### WHAT THE TASK REQUIRES
Your copy of the material must match it exactly, except that pictures are dropped.
☆ ☆ ☆ ☆ ☆
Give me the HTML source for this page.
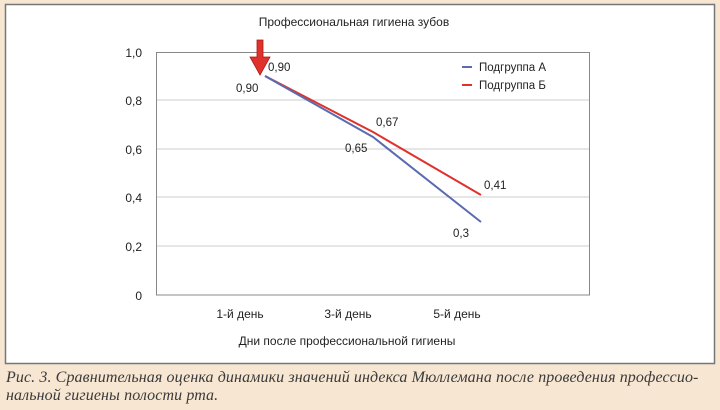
<!DOCTYPE html><html><head><meta charset="utf-8"><style>
body{margin:0;width:720px;height:410px;background:#f6e6d2;overflow:hidden;position:relative;font-family:"Liberation Sans",sans-serif}
.cap{position:absolute;left:6px;font-family:"Liberation Serif",serif;font-style:italic;font-size:16px;color:#3a3a3a;letter-spacing:0.1px;white-space:nowrap}
</style></head><body>
<svg width="720" height="410" style="position:absolute;left:0;top:0" font-family="Liberation Sans, sans-serif">
<rect x="5.5" y="4.5" width="709" height="359" fill="#fff" stroke="#777" stroke-width="1.5"/>
<text x="354" y="26" font-size="12" text-anchor="middle" fill="#222">Профессиональная гигиена зубов</text>
<g stroke="#ccc" stroke-width="1"><line x1="156" y1="100" x2="590" y2="100"/><line x1="156" y1="149" x2="590" y2="149"/><line x1="156" y1="197" x2="590" y2="197"/><line x1="156" y1="246" x2="590" y2="246"/></g>
<rect x="156.5" y="52.5" width="433" height="242.5" fill="none" stroke="#888" stroke-width="1"/>
<g font-size="12" fill="#222" text-anchor="end"><text x="142" y="57">1,0</text><text x="142" y="105">0,8</text><text x="142" y="154">0,6</text><text x="142" y="202">0,4</text><text x="142" y="251">0,2</text><text x="142" y="300">0</text></g>
<g font-size="12" fill="#222" text-anchor="middle"><text x="240" y="318">1-й день</text><text x="348" y="318">3-й день</text><text x="457" y="318">5-й день</text><text x="347" y="345">Дни после профессиональной гигиены</text></g>
<polyline points="265,76 373,132 481,195" fill="none" stroke="#e0322c" stroke-width="2"/>
<polyline points="265,76 373,137 481,222" fill="none" stroke="#5a6bb0" stroke-width="2"/>
<g font-size="11.5" fill="#222"><text x="268" y="71">0,90</text><text x="236" y="92">0,90</text><text x="376" y="126">0,67</text><text x="345" y="152">0,65</text><text x="484" y="189">0,41</text><text x="453" y="237">0,3</text></g>
<line x1="462" y1="67" x2="472" y2="67" stroke="#5a6bb0" stroke-width="2"/><line x1="462" y1="85" x2="472" y2="85" stroke="#e0322c" stroke-width="2"/>
<g font-size="11.5" fill="#222"><text x="479" y="71">Подгруппа А</text><text x="479" y="89">Подгруппа Б</text></g>
<polygon points="257,40 263,40 263,57 270,57 260,75 250,57 257,57" fill="#e0322c" stroke="#b01a15" stroke-width="0.8"/>
</svg>
<div class="cap" style="top:369px">Рис. 3. Сравнительная оценка динамики значений индекса Мюллемана после проведения профессио-</div>
<div class="cap" style="top:387px">нальной гигиены полости рта.</div>
</body></html>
☆ ☆ ☆ ☆ ☆
### ANSWER TO THIS PROBLEM
Give me the HTML source for this page.
<!DOCTYPE html><html><head><meta charset="utf-8"><style>
body{margin:0;width:720px;height:410px;background:#f6e6d2;overflow:hidden;position:relative;font-family:"Liberation Sans",sans-serif}
.cap{position:absolute;left:6px;font-family:"Liberation Serif",serif;font-style:italic;font-size:16px;color:#3a3a3a;letter-spacing:0.1px;white-space:nowrap}
</style></head><body>
<svg width="720" height="410" style="position:absolute;left:0;top:0" font-family="Liberation Sans, sans-serif">
<rect x="5.5" y="4.5" width="709" height="359" fill="#fff" stroke="#777" stroke-width="1.5"/>
<text x="354" y="26" font-size="12" text-anchor="middle" fill="#222">Профессиональная гигиена зубов</text>
<g stroke="#ccc" stroke-width="1"><line x1="156" y1="100" x2="590" y2="100"/><line x1="156" y1="149" x2="590" y2="149"/><line x1="156" y1="197" x2="590" y2="197"/><line x1="156" y1="246" x2="590" y2="246"/></g>
<rect x="156.5" y="52.5" width="433" height="242.5" fill="none" stroke="#888" stroke-width="1"/>
<g font-size="12" fill="#222" text-anchor="end"><text x="142" y="57">1,0</text><text x="142" y="105">0,8</text><text x="142" y="154">0,6</text><text x="142" y="202">0,4</text><text x="142" y="251">0,2</text><text x="142" y="300">0</text></g>
<g font-size="12" fill="#222" text-anchor="middle"><text x="240" y="318">1-й день</text><text x="348" y="318">3-й день</text><text x="457" y="318">5-й день</text><text x="347" y="345">Дни после профессиональной гигиены</text></g>
<polyline points="265,76 373,132 481,195" fill="none" stroke="#e0322c" stroke-width="2"/>
<polyline points="265,76 373,137 481,222" fill="none" stroke="#5a6bb0" stroke-width="2"/>
<g font-size="11.5" fill="#222"><text x="268" y="71">0,90</text><text x="236" y="92">0,90</text><text x="376" y="126">0,67</text><text x="345" y="152">0,65</text><text x="484" y="189">0,41</text><text x="453" y="237">0,3</text></g>
<line x1="462" y1="67" x2="472" y2="67" stroke="#5a6bb0" stroke-width="2"/><line x1="462" y1="85" x2="472" y2="85" stroke="#e0322c" stroke-width="2"/>
<g font-size="11.5" fill="#222"><text x="479" y="71">Подгруппа А</text><text x="479" y="89">Подгруппа Б</text></g>
<polygon points="257,40 263,40 263,57 270,57 260,75 250,57 257,57" fill="#e0322c" stroke="#b01a15" stroke-width="0.8"/>
</svg>
<div class="cap" style="top:369px">Рис. 3. Сравнительная оценка динамики значений индекса Мюллемана после проведения профессио-</div>
<div class="cap" style="top:387px">нальной гигиены полости рта.</div>
</body></html>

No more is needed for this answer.